Jerusalem can be seen from Bethany. All of His venom-dripping enemies are curled up in their viper’s den less than 2 miles away, but Jesus comes to dine with His friends. Let’s look in on the feast.


“Jesus therefore, six days before the Passover, came to Bethany where Lazarus was, whom Jesus had raised from the dead”.

Before we go to dinner, allow me a brief side trail for your edification.

This was probably the Sunday prior to Passover. Different people calculate the beginning of Passover differently; some saying the first full day of the celebration is the first day. However, since the Jews reckon the new day to begin at sundown, others calculate Passover to begin the evening before, as soon as the last rays of the sun disappear behind the western horizon.
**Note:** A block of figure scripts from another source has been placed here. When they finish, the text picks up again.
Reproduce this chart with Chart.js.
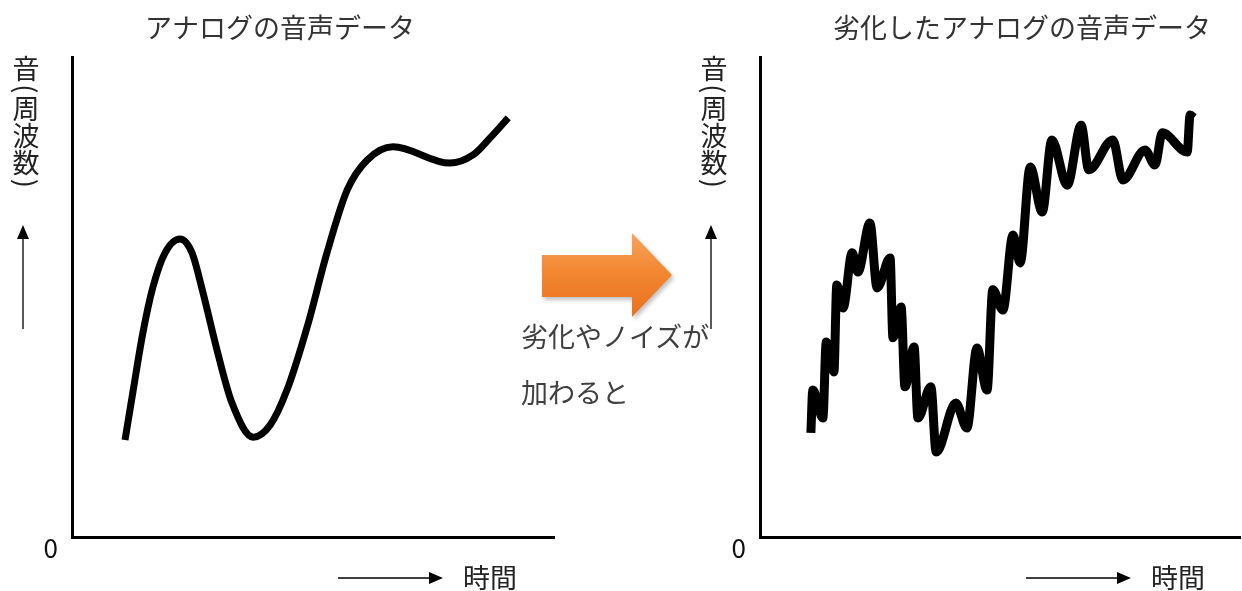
<!DOCTYPE html>
<html>
<head>
<meta charset="utf-8">
<script src="https://cdn.jsdelivr.net/npm/chart.js@4.4.0/dist/chart.umd.min.js"></script>
<style>
  body { margin: 0; width: 1242px; height: 591px; background: #fff; position: relative; overflow: hidden;
         font-family: "Noto Sans CJK JP", sans-serif; }
  canvas { position: absolute; top: 0; }
  #c1 { left: 0; }
  #c2 { left: 620px; }
  #arrowWrap { position: absolute; left: 542px; top: 233px; width: 130px; height: 84px;
               filter: drop-shadow(2px 3px 2px rgba(0,0,0,0.25)); }
  #arrow { width: 100%; height: 100%;
           background: linear-gradient(#f9a35c, #f2852f 50%, #e9711f);
           clip-path: polygon(0 26.2%, 69.2% 26.2%, 69.2% 0, 100% 50%, 69.2% 100%, 69.2% 76.2%, 0 76.2%); }
  .note { position: absolute; left: 521px; font-size: 27px; color: #404040; line-height: 1; white-space: nowrap; }
</style>
</head>
<body>
<canvas id="c1" width="620" height="591"></canvas>
<canvas id="c2" width="622" height="591"></canvas>
<div id="arrowWrap"><div id="arrow"></div></div>
<div class="note" style="top:322px">劣化やノイズが</div>
<div class="note" style="top:378px">加わると</div>
<script>
// original analog signal (time, frequency) in 0-100 units
var timeA = [11.0, 12.7, 14.7, 16.8, 19.3, 22.4, 24.9, 27.2, 30.1, 33.2, 37.6, 41.1, 44.6, 48.8, 52.9, 57.1, 61.2, 66.6, 78.4, 83.2, 86.7, 90.5];
var freqA = [20.2, 30.6, 42.5, 52.1, 59.2, 62.1, 59.2, 50.8, 38.9, 27.9, 20.8, 23.3, 30.6, 43.8, 59.2, 72.3, 78.5, 81.3, 77.9, 79.6, 83.1, 87.3];

// degraded signal with noise
var timeB = [10.6, 11.0, 13.1, 13.8, 15.4, 16.0, 17.3, 19.2, 20.4, 22.9, 24.4, 27.1, 27.7, 29.4, 30.2, 32.1, 32.9, 35.6, 36.7, 40.8, 43.1, 45.2, 47.3, 48.5, 50.6, 52.7, 54.2, 56.3, 58.8, 60.8, 64.0, 66.9, 68.5, 73.5, 75.6, 80.2, 82.3, 83.8, 89.0, 89.6, 90.4];
var freqB = [21.7, 30.6, 24.8, 40.6, 34.4, 52.5, 47.7, 59.2, 55.2, 65.4, 51.9, 58.1, 41.5, 47.9, 31.3, 39.6, 24.8, 31.3, 17.7, 27.9, 22.7, 39.4, 30.6, 51.5, 47.3, 62.9, 57.1, 77.1, 67.7, 82.7, 73.3, 85.8, 76.5, 82.7, 74.4, 80.6, 77.5, 84.2, 80.2, 87.9, 87.3];

var yTicks = [0];
var titleA = "アナログの音声データ";
var titleB = "劣化したアナログの音声データ";
var yLabelChars = ["音", "(", "周", "波", "数", ")"];
var xLabel = "時間";

var TXT = '"Noto Sans CJK JP", sans-serif';

// titles, axis captions and little arrows, placed from the chart area
var decor = {
  id: "decor",
  afterDraw: function (chart, args, o) {
    var ctx = chart.ctx, L = chart.chartArea.left;
    ctx.save();
    ctx.fillStyle = "#333";
    ctx.font = "27px " + TXT;
    ctx.textBaseline = "middle";
    ctx.textAlign = "left";
    ctx.fillText(o.title, L + 73, 28);
    ctx.fillStyle = "#222";
    ctx.fillText(xLabel, L + 391, 578);

    // vertical y caption
    var y = 55, cx = L - 46;
    ctx.textAlign = "center";
    yLabelChars.forEach(function (ch) {
      var paren = ch == "(" || ch == ")";
      var adv = paren ? 13.5 : 27;
      var cy = y + adv / 2;
      if (paren) {
        ctx.save();
        ctx.translate(cx, cy);
        ctx.rotate(Math.PI / 2);
        ctx.fillText(ch, 0, 0);
        ctx.restore();
      } else {
        ctx.fillText(ch, cx, cy);
      }
      y += adv;
    });

    // up arrow
    ctx.strokeStyle = "#000";
    ctx.fillStyle = "#000";
    ctx.lineWidth = 1.3;
    var ax = L - 49;
    ctx.beginPath(); ctx.moveTo(ax, 329); ctx.lineTo(ax, 238); ctx.stroke();
    ctx.beginPath(); ctx.moveTo(ax, 225); ctx.lineTo(ax - 6, 239); ctx.lineTo(ax + 6, 239); ctx.closePath(); ctx.fill();

    // right arrow
    ctx.beginPath(); ctx.moveTo(L + 266, 578); ctx.lineTo(L + 358, 578); ctx.stroke();
    ctx.beginPath(); ctx.moveTo(L + 371, 578); ctx.lineTo(L + 357, 572); ctx.lineTo(L + 357, 584); ctx.closePath(); ctx.fill();
    ctx.restore();
  }
};

function makeChart(id, xs, ys, lw, title, pad) {
  var pts = xs.map(function (x, i) { return { x: x, y: ys[i] }; });
  return new Chart(document.getElementById(id), {
    type: "line",
    data: {
      datasets: [{
        data: pts,
        borderColor: "#000",
        borderWidth: lw,
        pointRadius: 0,
        fill: false,
        cubicInterpolationMode: "monotone",
        borderCapStyle: "butt",
        borderJoinStyle: "round"
      }]
    },
    options: {
      responsive: false,
      animation: false,
      devicePixelRatio: 1,
      layout: { padding: pad },
      plugins: {
        legend: { display: false },
        tooltip: { enabled: false },
        decor: { title: title }
      },
      scales: {
        x: {
          type: "linear", min: 0, max: 100,
          grid: { display: false, drawTicks: false },
          border: { display: true, width: 3, color: "#000" },
          ticks: { display: false },
          afterFit: function (s) { s.height = 0; }
        },
        y: {
          type: "linear", min: 0, max: 100,
          grid: { display: false, drawTicks: false },
          border: { display: true, width: 3, color: "#000" },
          afterBuildTicks: function (s) { s.ticks = yTicks.map(function (v) { return { value: v }; }); },
          ticks: {
            color: "#111",
            font: { family: TXT, size: 26 },
            padding: 14,
            labelOffset: 11,
            callback: function (v) { return String(v); }
          },
          // fixed width so the "0" label has room and the axis sits where wanted
          afterFit: function (s) { s.width = 40; }
        }
      }
    },
    plugins: [decor]
  });
}

makeChart("c1", timeA, freqA, 7, titleA, { left: 32, right: 66, top: 57, bottom: 54 });
makeChart("c2", timeB, freqB, 9, titleB, { left: 100, right: 2, top: 57, bottom: 54 });
</script>
</body>
</html>
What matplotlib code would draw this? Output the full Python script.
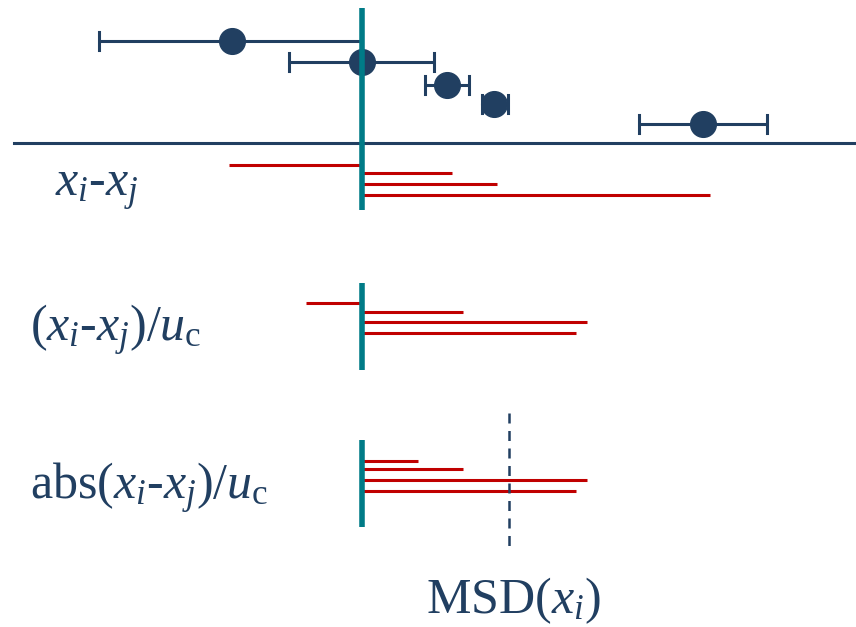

There is something worth looking at here. John said that Jesus came to Bethany six days before Passover. If you count back starting with Friday, six days, you end up on the previous Sunday.

John 12:12 says that the next day, following this feast in Bethany, Jesus was welcomed to Jerusalem by the multitudes who were waving palm branches and shouting ‘Hosanna!” That would have been Monday the 10th of Nissan, the month of the Jews in which Passover is celebrated.